Mr. Speaker, I have a lot of respect for the knowledge that the member displays on these issues.
He seemed to indicate that there was a potential problem with the reverse onus part of the bill. I question that.
If a person comes up to me, points a gun at me, pulls the trigger and misses, and thankfully, to me he is a dangerous guy. I do not want to live next door to a guy like that. I would move away if he did not. That is just the first time.
The legislation being proposed has a person doing things of that nature, attacking women and children. He does it, not once, not twice, but three times. In each instance, we, the people, through the Crown, have already shown that he is dangerous because he was charged and convicted three times.

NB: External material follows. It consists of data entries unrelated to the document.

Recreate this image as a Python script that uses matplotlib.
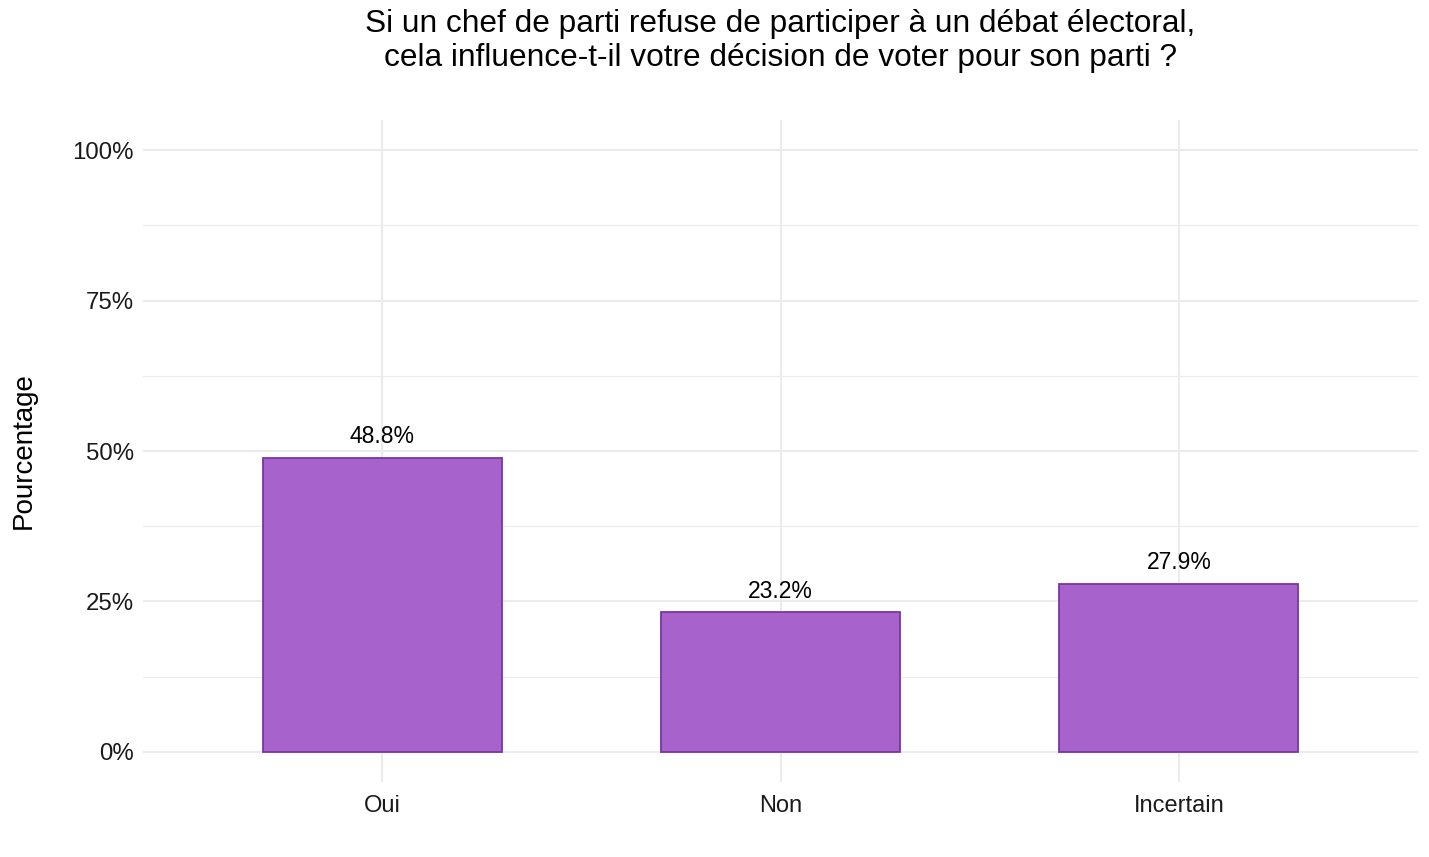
import matplotlib
matplotlib.use("Agg")
import matplotlib.pyplot as plt
from matplotlib.ticker import MultipleLocator

categories = ["Oui", "Non", "Incertain"]
values = [48.8, 23.2, 27.9]
labels = ["48.8%", "23.2%", "27.9%"]
yticks = [0, 25, 50, 75, 100]
ytick_labels = ["0%", "25%", "50%", "75%", "100%"]

plt.rcParams['font.family'] = ['Liberation Sans', 'DejaVu Sans']

W, H = 1429, 857
fig = plt.figure(figsize=(W / 100, H / 100), dpi=100)
ax = fig.add_axes([143 / W, (H - 782) / H, (1418 - 143) / W, (782 - 120) / H])

x = list(range(1, len(categories) + 1))
ax.bar(x, values, width=0.6, color="#A862CB", edgecolor="#7A36A0", linewidth=1.3, zorder=3)
for xi, v, lab in zip(x, values, labels):
    ax.annotate(lab, (xi, v), xytext=(0, 7), textcoords="offset points",
                ha="center", va="bottom", fontsize=16.5, color="black", zorder=4)

ax.set_xlim(0.4, 3.6)
ax.set_ylim(-5, 105)
ax.set_xticks(x)
ax.set_xticklabels(categories)
ax.set_yticks(yticks)
ax.set_yticklabels(ytick_labels)
ax.yaxis.set_minor_locator(MultipleLocator(12.5))

ax.grid(True, which="major", axis="both", color="#EBEBEB", linewidth=1.5, zorder=0)
ax.grid(True, which="minor", axis="y", color="#EBEBEB", linewidth=0.8, zorder=0)
ax.set_axisbelow(True)
for s in ax.spines.values():
    s.set_visible(False)
ax.tick_params(axis="both", which="both", length=0, labelsize=17.3, labelcolor="#1a1a1a")
ax.tick_params(axis="x", labelsize=17)
ax.tick_params(axis="y", pad=6.5)
ax.tick_params(axis="x", pad=9)

ax.set_ylabel("Pourcentage", fontsize=20, color="black", labelpad=26)

fig.text(780.5 / W, 1 - 41 / H,
         "Si un chef de parti refuse de participer à un débat électoral,\ncela influence-t-il votre décision de voter pour son parti ?",
         ha="center", va="center", fontsize=22.8, color="black", linespacing=1.2)

fig.savefig("out.png", dpi=100, facecolor="white")
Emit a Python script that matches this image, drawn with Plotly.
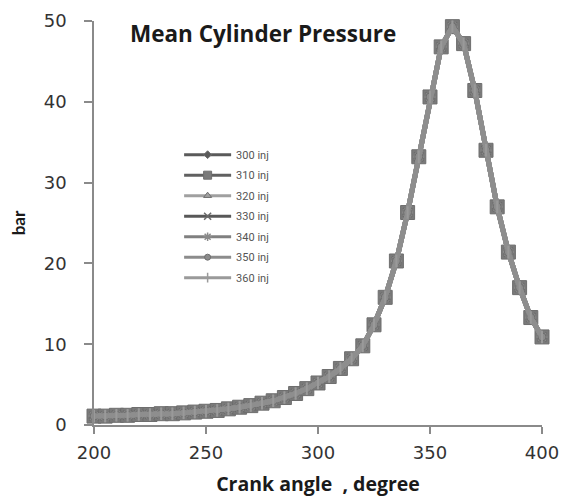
import plotly.graph_objects as go

# Crank angle (degree)
crank_angle = [200, 205, 210, 215, 220, 225, 230, 235, 240, 245, 250, 255, 260, 265, 270,
               275, 280, 285, 290, 295, 300, 305, 310, 315, 320, 325, 330, 335, 340, 345,
               350, 355, 360, 365, 370, 375, 380, 385, 390, 395, 400]

# Mean cylinder pressure (bar) - all injection timings overlap in the picture
p_300 = [1.1, 1.1, 1.2, 1.2, 1.3, 1.3, 1.4, 1.4, 1.5, 1.6, 1.7, 1.8, 2.0, 2.2, 2.4,
         2.7, 3.0, 3.4, 3.9, 4.5, 5.2, 6.0, 7.0, 8.2, 9.8, 12.4, 15.8, 20.3, 26.3, 33.2,
         40.6, 46.8, 49.3, 47.2, 41.4, 34.0, 27.0, 21.4, 17.0, 13.3, 10.9]
p_310 = list(p_300)
p_320 = list(p_300)
p_330 = list(p_300)
p_340 = list(p_300)
p_350 = list(p_300)
p_360 = list(p_300)

series_names = ["300 inj", "310 inj", "320 inj", "330 inj", "340 inj", "350 inj", "360 inj"]
series_values = [p_300, p_310, p_320, p_330, p_340, p_350, p_360]

styles = [
    dict(line="#5a5a5a", marker="diamond", mcolor="#5a5a5a", size=7, lsize=6),
    dict(line="#606060", marker="square", mcolor="#7a7a7a", size=14, lsize=8),
    dict(line="#a0a0a0", marker="triangle-up", mcolor="#a0a0a0", size=9, lsize=7),
    dict(line="#585858", marker="x-thin", mcolor="#6a6a6a", size=9, lsize=7),
    dict(line="#808080", marker="asterisk", mcolor="#8a8a8a", size=9, lsize=7),
    dict(line="#8c8c8c", marker="circle", mcolor="#8c8c8c", size=8, lsize=6),
    dict(line="#9a9a9a", marker="line-ns", mcolor="#9a9a9a", size=9, lsize=7),
]

fig = go.Figure()

for name, vals, st in zip(series_names, series_values, styles):
    mk = dict(symbol=st["marker"], size=st["size"], color=st["mcolor"],
              line=dict(color="#6e6e6e", width=1))
    if st["marker"] in ("x-thin", "asterisk", "line-ns"):
        mk["line"] = dict(color=st["mcolor"], width=2)
    fig.add_trace(go.Scatter(
        x=crank_angle, y=vals, mode="lines+markers", name=name,
        line=dict(color="#8e8e8e", width=5),
        marker=mk, showlegend=False, cliponaxis=False,
    ))

# legend entries (smaller symbols than in the plot)
for i, (name, st) in enumerate(zip(series_names, styles)):
    mk = dict(symbol=st["marker"], size=st["lsize"], color=st["mcolor"],
              line=dict(color="#6e6e6e", width=1))
    if st["marker"] in ("x-thin", "asterisk", "line-ns"):
        mk["line"] = dict(color=st["mcolor"], width=1.5)
    fig.add_trace(go.Scatter(
        x=[None], y=[None], mode="lines+markers", name=name,
        line=dict(color=st["line"], width=3), marker=mk,
        legendgroup="g%d" % i, showlegend=True,
    ))

fig.add_annotation(
    text="<b>Mean Cylinder Pressure</b>", xref="paper", yref="paper",
    x=0.075, y=0.97, xanchor="left", yanchor="middle", showarrow=False,
    font=dict(family="Open Sans", size=22.5, color="#1a1a1a"),
)

fig.update_layout(
    width=569, height=499,
    margin=dict(l=86, r=35, t=13, b=82),
    paper_bgcolor="white", plot_bgcolor="white",
    showlegend=True,
    legend=dict(
        x=0.19, y=0.705, xanchor="left", yanchor="top",
        bgcolor="rgba(0,0,0,0)", font=dict(family="Roboto", size=11, color="#555555"),
        itemwidth=47, tracegroupgap=1.5,
    ),
    xaxis=dict(
        range=[200, 400], tickvals=[200, 250, 300, 350, 400], automargin=False,
        showgrid=False, zeroline=False, showline=True, linecolor="#8a8a8a", linewidth=1.5,
        ticks="outside", ticklen=7, tickcolor="#8a8a8a", tickwidth=1.5,
        ticklabelstandoff=4,
        tickfont=dict(family="DejaVu Sans", size=18, color="#333333"),
        title=dict(text="<b>Crank angle  , degree</b>", standoff=15,
                   font=dict(family="Open Sans", size=19.5, color="#1a1a1a")),
    ),
    yaxis=dict(
        range=[0, 50], tickvals=[0, 10, 20, 30, 40, 50], automargin=False,
        showgrid=False, zeroline=False, showline=True, linecolor="#8a8a8a", linewidth=1.5,
        ticks="outside", ticklen=8, tickcolor="#8a8a8a", tickwidth=1.5,
        ticklabelstandoff=14,
        tickfont=dict(family="DejaVu Sans", size=18, color="#333333"),
        title=dict(text="<b>bar</b>", standoff=20,
                   font=dict(family="Lato", size=17, color="#1a1a1a")),
    ),
)

fig.write_html("out.html")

To me, the reverse onus is almost a misnomer here. We should not say that. Rather we should say that the person has proven to us and courts have convicted him of these charges three time. It is now just an automatic, he is a dangerous offender and ought to be put away for a long time. To me, that is a given.
Yet now we are somehow saying that reverse onus is a violation. Some people say it is because a person is presumed innocent until proven guilty. However, he has been proven guilty three times.
What we ought to be doing is looking at this issue as giving this guy a chance when he really does not deserve it. If he can convince the court, after having been convicted three times, that he is not a dangerous offender, then he can somehow avoid being given that designation.
Could the member enlarge a bit on the nature of his objection to this?